Guest post: Guess who some of those other racist developers were

Guest post by James Garnett

Today on I see that Donald Trump gave a speech in which he says that he will “fix the inner cities”. He complained about violence and shootings, declaring “we, as a society, cannot tolerate this level of violence and suffering”. It seems like he thinks that the problem of “the inner cities” is violence, and moreover that his solution is probably stricter sentencing, prison terms, etc.

But what really is the “problem” of the inner cities in America’s larger metropolitan areas? Surely there are many causes, but one that seems to be consistent is poverty. Violence always naturally follows where poverty takes root. It didn’t used to be like that, though—poverty was not always endemic in urban areas. So what happened?

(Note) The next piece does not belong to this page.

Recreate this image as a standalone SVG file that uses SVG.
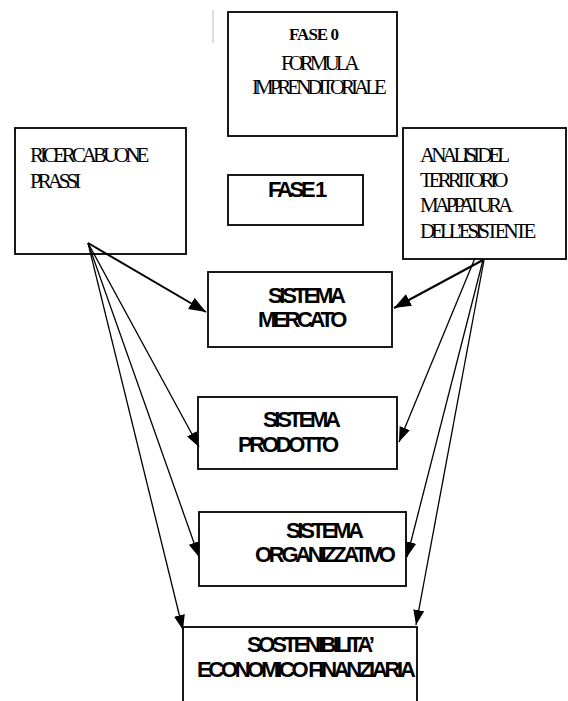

Bill O’Reilly’s hometown of Levittown can shed some light on that. Levittown was a development for returning veterans after WWII, promising affordable homes away from the city center, but with one catch: only white people were allowed to purchase the homes. This was laid out, explicitly, in the purchase contracts. Remember, these were affordable homes that people could own, rather than continuing to rent in the cities. So of course, there was urban flight of the white population from the population center, towards Levittown. If you were black, then even if you had the ability to obtain a mortgage to buy a home in Levittown, they wouldn’t sell to you. So you stayed downtown, renting, and not just any rents, either—high rents, with sometimes onerous conditions upon them.

Over time, those homes in Levittown (which is approaching 40 years old, I believe) grew in value. Equity accumulated. They are apparently quite pricey now, and those families that were lucky enough to buy in when they were affordable are now fundamentally wealthy. Meanwhile, the people left behind in the cities remain just as poor, or poorer, than they were before. They were denied the opportunity to accumulate 40 years of equity, simply because of racist policies by developers.

And guess who some of those other racist developers were, who denied housing to minorities? People like Donald Trump’s father, who built a real estate empire in the same way that Levittown was built.

That’s right, Trump: YOU and yours broke the inner cities. And now you claim that you, and only you, can fix the problem? By imposing stricter laws? How is that going to address the problem of poverty and denial of access to ways to develop real wealth—the problem that YOU caused?